You have to feed your convictions. If you believe strongly about something in the Scripture, it’s important to feed it because the enemy will attack that very point. We see so many people deconstructing their faith. I guarantee you that those people did not feed their convictions. They were running on yesterday’s fuel.
A conviction can turn into a preference if you don’t have something to support it.
Preference is great, but a preference doesn’t work on a windy day. A preference is good on a sunny day. There are a lot of people who have preferences about not getting divorced, but they don’t have a conviction because they have never really looked at the Scripture to see how God looks at marriage.
Conviction is a legal term. It is applying evidence to the point of having your life affected by that conviction. Scripture tells us that the love of God constrains us. Our convictions control us. If there is an area in your life where you feel out of control, it’s probably because you have a lot of ideas but not a lot of convictions.
Where do you need to develop convictions? What about your thought life, financial life, health, serving, etc.? Do you have personal convictions? Could someone bring evidence against you that would support your convictions?

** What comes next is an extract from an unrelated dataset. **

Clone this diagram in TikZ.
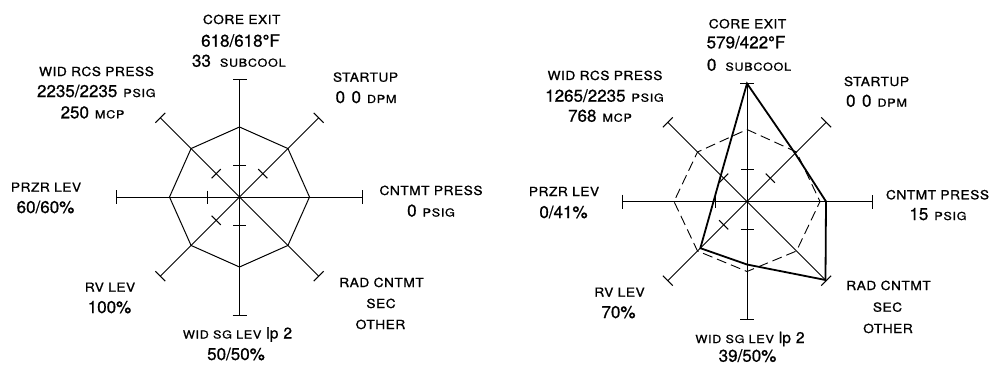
\documentclass[tikz,border=0pt]{standalone}
\usepackage{fontspec}
\setmainfont{TeX Gyre Heros}
\newfontfamily\labf[FakeStretch=1.1,LetterSpace=4,FakeBold=1.0]{TeX Gyre Heros}
\newfontfamily\unitf[FakeStretch=1.15,LetterSpace=6,FakeBold=1.0]{TeX Gyre Heros}
\newfontfamily\numf[FakeBold=0.8]{TeX Gyre Heros}
\newcommand\LB[1]{{\labf\fontsize{12.5}{14}\selectfont #1}}
\newcommand\UN[1]{{\unitf\fontsize{11}{12}\selectfont #1}}
\newcommand\NU[1]{{\numf\fontsize{17}{19}\selectfont #1}}
\newcommand\LP[1]{{\numf\fontsize{15.5}{17}\selectfont #1}}
\newcommand\radaxes[5]{%
  \begin{scope}[shift={(#1,#2)}]
    \foreach \a/\r in {0/#3,180/#3,90/#4,270/#4,45/#5,135/#5,225/#5,315/#5}{
      \begin{scope}[rotate=\a]
        \draw[axisline] (0,0) -- (\r,0);
        \draw[axisline] (\r,-7) -- (\r,7);
      \end{scope}
    }
    \foreach \a/\r in {90/32,270/28,180/32,45/33,135/33,225/33}{
      \begin{scope}[rotate=\a]
        \draw[axisline] (\r,-6.5) -- (\r,6.5);
      \end{scope}
    }
  \end{scope}}
\begin{document}
\begin{tikzpicture}[x=1pt,y=1pt,
  axisline/.style={line width=1pt,black},
  octo/.style={line width=1pt,line join=miter},
  octodash/.style={line width=0.9pt,dash pattern=on 10pt off 5pt},
  boldline/.style={line width=1.8pt,line join=miter},
  txt/.style={anchor=base,inner sep=0pt,outer sep=0pt}]
\useasboundingbox (0,0) rectangle (990,365);
\fill[white] (0,0) rectangle (990,365);

% ---------- left diagram ----------
\radaxes{239.5}{168}{123}{118}{112}
\begin{scope}[shift={(239.5,168)}]
  \draw[octo] (0:70) -- (45:68.5) -- (90:70) -- (135:68.5) -- (180:70)
    -- (225:68.5) -- (270:70) -- (315:68.5) -- cycle;
\end{scope}

\node[txt] (l1a) at (241.7,341) {\LB{CORE EXIT}};
\node[txt] (l1b) at (240.5,318.3) {\NU{618/618°F}};
\node[txt] (l1c) at (238.8,298.3) {\NU{33}\hspace{9pt}\UN{SUBCOOL}};
\node[txt] (l2a) at (96.5,289) {\LB{WID RCS PRESS}};
\node[txt] (l2b) at (96.3,268) {\NU{2235/2235}\hspace{6pt}\UN{PSIG}};
\node[txt] (l2c) at (92.5,246.7) {\NU{250}\hspace{6pt}\UN{MCP}};
\node[txt] (l3a) at (365.5,283.3) {\LB{STARTUP}};
\node[txt] (l3b) at (366,262) {\NU{0\hspace{6.5pt}0}\hspace{6pt}\UN{DPM}};
\node[txt] (l4a) at (431,170) {\LB{CNTMT PRESS}};
\node[txt] (l4b) at (431,148.5) {\NU{0}\hspace{6pt}\UN{PSIG}};
\node[txt] (l5a) at (46,173.3) {\LB{PRZR LEV}};
\node[txt] (l5b) at (45.5,152) {\NU{60/60\%}};
\node[txt] (l6a) at (110,73.3) {\LB{RV LEV}};
\node[txt] (l6b) at (109.5,52) {\NU{100\%}};
\node[txt] (l7a) at (237.5,26.5) {\UN{WID SG LEV}\hspace{5pt}\LP{lp\hspace{5pt}2}};
\node[txt] (l7b) at (236,5) {\NU{50/50\%}};
\node[txt] (l8a) at (381.5,78) {\LB{RAD CNTMT}};
\node[txt] (l8b) at (381,57) {\LB{SEC}};
\node[txt] (l8c) at (380.5,36) {\LB{OTHER}};

% ---------- right diagram ----------
\radaxes{747}{163.5}{125}{118}{112}
\begin{scope}[shift={(747,163.5)}]
  \draw[octodash] (90:72) -- (45:70) -- (0:73) -- (315:70) -- (270:70)
    -- (225:70) -- (180:73) -- (135:70) -- cycle;
  \draw[boldline] (90:118) -- (45:68) -- (0:79) -- (315:111) -- (270:63)
    -- (225:66) -- (180:33.5) -- (135:37) -- cycle;
\end{scope}

\node[txt] (r1a) at (747.5,336.7) {\LB{CORE EXIT}};
\node[txt] (r1b) at (746,316.7) {\NU{579/422°F}};
\node[txt] (r1c) at (749,294.3) {\NU{0}\hspace{9pt}\UN{SUBCOOL}};
\node[txt] (r2a) at (605,285) {\LB{WID RCS PRESS}};
\node[txt] (r2b) at (604.5,263.3) {\NU{1265/2235}\hspace{6pt}\UN{PSIG}};
\node[txt] (r2c) at (600,243.3) {\NU{768}\hspace{6pt}\UN{MCP}};
\node[txt] (r3a) at (876.5,279) {\LB{STARTUP}};
\node[txt] (r3b) at (876.5,258.3) {\NU{0\hspace{6.5pt}0}\hspace{6pt}\UN{DPM}};
\node[txt] (r4a) at (937.5,165.7) {\LB{CNTMT PRESS}};
\node[txt] (r4b) at (938,145) {\NU{15}\hspace{6pt}\UN{PSIG}};
\node[txt] (r5a) at (564,169) {\LB{PRZR LEV}};
\node[txt] (r5b) at (563.5,147) {\NU{0/41\%}};
\node[txt] (r6a) at (619.5,68.3) {\LB{RV LEV}};
\node[txt] (r6b) at (618.5,47) {\NU{70\%}};
\node[txt] (r7a) at (750,22) {\UN{WID SG LEV}\hspace{5pt}\LP{lp\hspace{5pt}2}};
\node[txt] (r7b) at (747.5,3.3) {\NU{39/50\%}};
\node[txt] (r8a) at (888.5,75) {\LB{RAD CNTMT}};
\node[txt] (r8b) at (887.5,53.3) {\LB{SEC}};
\node[txt] (r8c) at (888,32) {\LB{OTHER}};
\end{tikzpicture}
\end{document}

Part of feeding your convictions is feeding your intellect. Romans 12 talks about the renewing of your mind, not the removing of your mind. Christian people should be sharp.
What are you feeding your intellect? What are you thinking about? What’s important to you? Let’s take politics as an example. I think we have a lot of Christian parrots. They are saying the right thing, but do they really know why it is the right thing?
Often I get asked for books I recommend. When I think about the books I read when I was a new Christian, I’m surprised at how I was developing my thinking and feeding my intellect.
The Cost of Discipleship by Dietrich Bonhoeffer
Mere Christianity by C.S. Lewis
Evidence that Demands a Verdict by Josh McDowell
These are books that develop your thinking. I guarantee that I didn’t understand a tenth of what I was reading the first time I read them, but my mind was being renewed.
What are your convictions? What is the evidence of those convictions? How do you feed those convictions? We should be leaders who follow and feed our convictions.